In order to support these conflicting goals, EarthLink worked in conjunction
with Activare to develop a pure XML/XSL solution to this problem.
- 1. Open Access: Content is assembled
from third-party sources, using XML, XSL, and XSL plug-ins, then automatically
rendered in real-time using XSL stylesheets for any number of devices.
- 2. Flexible: User-preferences are
stored directly in XML files and drive the assembly and rendering process.
New types of content and services can be added quickly, unlike the widely
used application-server/database model.
- 3. Profitable: The portal can be
cloned very quickly with a new user-interface, look-and-feel, and branding
with simple changes to core XSL stylesheets. XML/XSL architecture allows integration
of the portal with third-party advertising, E-commerce, and co-branding opportunities.

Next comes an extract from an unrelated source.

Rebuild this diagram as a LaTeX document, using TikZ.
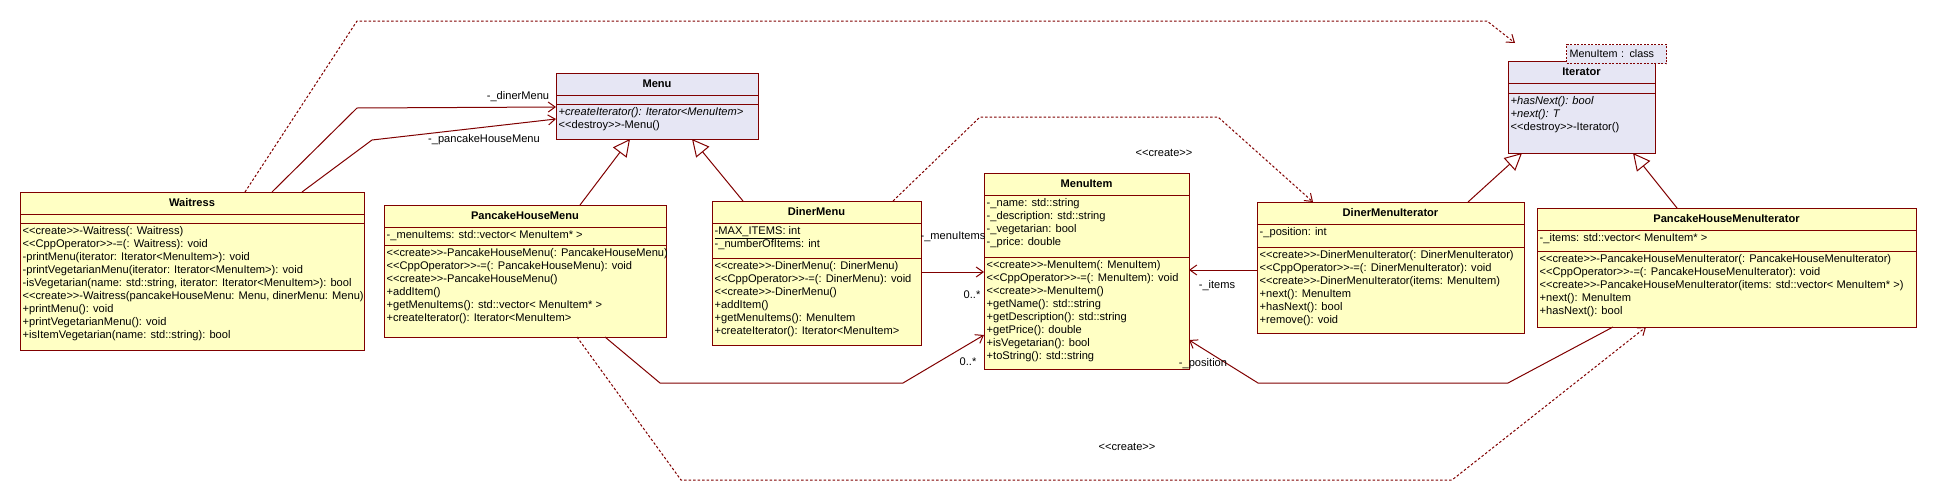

- 4. Scalability: Through the use
of compiled binary representations of all XML and XSL objects within the portal
engine EarthLink was able to use its existing hardware and disk infrastructure
while allowing a four-times increase in user-base and traffic.
- 5. Maintainable: Existing HTML
markup personnel were retrained in XML and XSL to maintain the system, eliminating
the need for scarce C++ and Java programming talent.
The solution involves a pure C++-based XSLT processing engine and XML/XSL
compiler from Activare, with support for C++ and Java plugins. For optimal
performance, the display rendering system for the EarthLink portal was written
in C++. For maximum flexibility and time-to-market, the core personalization
system was written in Java using a JNI version of the Activare XSLT system.
EarthLink has developed custom versions of the portal for Apple Computer,
Sprint and Sprint PCS, Palm, USAA, and Sony, all of which are accessible from
PC browsers, Sprint PCS hand-held phones, and Palm devices.
Conclusion
XML and XSL are highly flexible technologies for use in development
of next-generation web-based applications. XSL is an ideal solution for deployment
on both servers and clients, allowing the existing infrastructure to handle
the demands of future content-distribution systems. Highly customizable content,
delivered to any device, any place, is finally within reach.